Comment alors le dédommagement des victimes, directes et indirectes, se fera-t-il dans la faillite de BMIS, de manière ainsi en quelque sorte centralisée et consolidée ? C’est essentiellement le cas des feeder funds qui intéresse les investisseurs européens, clients donc indirects de Madoff. Le point central est celui des clawbacks, c’est-à-dire la créance en restitution de l’argent retiré des fonds par des investisseurs étant des net winners. Les fonds ne recevront leur dividende qu’après imputation du clawback – mais clawback profitant à tous les créanciers admis, les net losers, et à juste titre. Le dividende sera donc élevé, bien plus qu’anticipé, mais pour les fonds fonction des clawbacks. Il sera d’un niveau suffisamment élevé pour que tous les fonds ou presque aient intérêt à traiter et transiger avec lui* – plutôt que par hypothèse ne pas produire, ne pas se défendre, ou se battre sur des jurisdictional grounds. Les seuls cas problématiques seront ceux des feeder funds qui n’auront pas produit, ou auront vu leur production écartée. Perdront aussi une partie de leur indemnisation les investisseurs net losers des fonds qui n’auront pas réussi à répercuter le clawback sur leurs propres investisseurs net winners – et que le trustee n’aura pas recherchés ou réussi à rechercher de son côté. Ce cas de figure est problématique, puisque les net winners de ces fonds conserveraient alors l’argent volé aux autres, leurs net losers. Les organes et administrations des fonds devront répercuter les clawbacks sur leurs propres net winners – sous peine d’être eux-mêmes alors recherchés en responsabilité. Si c’est le seul problème qui vient à demeurer, il ne sera pas insurmontable. Dernier point, quel sera l’impact de ce qui se passe dans la faillite de BMIS sur tous les autres procès en responsabilité et autres procédures ouverts ailleurs ? Il est difficile encore à apprécier – mais les défendeurs recherchés ne paieront pas deux fois. Once again, ce sera une question d’imputation, ce ne sera pas nécessairement simple – mais signifiant in fine qu’une indemnisation aura eu lieu, fait dès lors favorable. Ce que fait Picard est ainsi remarquable – et à continuer à suivre.

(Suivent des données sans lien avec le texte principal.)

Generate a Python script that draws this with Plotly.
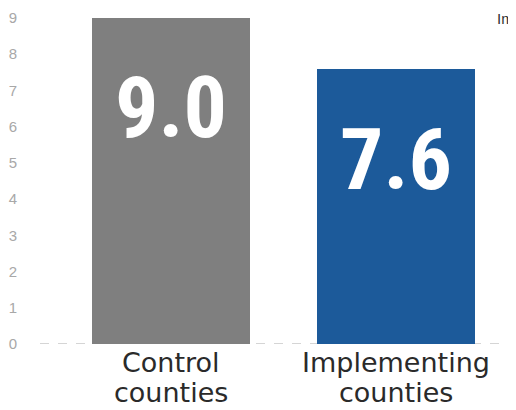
import plotly.graph_objects as go

categories = ["Control counties", "Implementing counties"]
values = [9.0, 7.6]
value_labels = ["9.0", "7.6"]
colors = ["#7f7f7f", "#1c5a9a"]
y_ticks = [0, 1, 2, 3, 4, 5, 6, 7, 8, 9]

xpos = list(range(len(categories)))
label_y = [6.52, 5.1]

fig = go.Figure()
fig.add_trace(go.Bar(
    x=xpos, y=values, width=0.70,
    marker=dict(color=colors, line=dict(width=0)),
    hoverinfo="skip",
))

for x, y, t in zip(xpos, label_y, value_labels):
    fig.add_annotation(x=x, y=y, text="<b>" + t + "</b>", showarrow=False,
                       font=dict(family="Roboto Condensed, DejaVu Sans Condensed, Liberation Sans Narrow, Arial Narrow, sans-serif",
                                 size=86, color="white"),
                       xanchor="center", yanchor="middle")

for x, cat in zip(xpos, categories):
    first, second = cat.split(" ", 1)
    for line, shift in ((first, -18), (second, -48)):
        fig.add_annotation(x=x, xref="x", y=0, yref="paper", text=line, showarrow=False,
                           xanchor="center", yanchor="middle", yshift=shift,
                           font=dict(family="DejaVu Sans", size=27, color="#2a2a2a"))

fig.add_shape(type="line", xref="paper", yref="y", x0=0, x1=1, y0=0, y1=0,
              line=dict(color="#aaaaaa", width=1, dash="dash"), layer="below")

fig.add_annotation(xref="paper", yref="paper", x=1.0, y=1.0, yshift=2, text="Im",
                   showarrow=False, xanchor="right", yanchor="top",
                   font=dict(family="Liberation Sans", size=15, color="#333333"))

fig.update_layout(
    width=508, height=402,
    margin=dict(l=32, r=0, t=2, b=66),
    paper_bgcolor="white", plot_bgcolor="white",
    showlegend=False,
    bargap=0,
    xaxis=dict(range=[-0.582, 1.533], showticklabels=False,
               showgrid=False, zeroline=False, showline=False, ticks=""),
    yaxis=dict(range=[0, 9.22], tickvals=y_ticks, showgrid=False, zeroline=False,
               showline=False, ticks="", ticklabelstandoff=22,
               tickfont=dict(family="Liberation Sans", size=15, color="#a8a8a8")),
)

fig.write_html("out.html")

*Un exemple chiffré en lien avec l’annonce de l’UBP par exemple d’avoir settled avec le trustee. La banque règle $ 500 millions – sur une prétention initiale contre elle de 1 milliard. Cette somme est importante mais presque aucun média n’a relevé cependant que du même coup, sa production dans la faillite de BMIS est alors admise pour $ 756 millions. Comme elle a également réglé tout problème de clawback par l’accord intervenu, la banque touchera son dividende sur cette production de $ 756 millions. Elle n’aura donc in fine comme perte/responsabilité propre et véritable sur Madoff que le différentiel.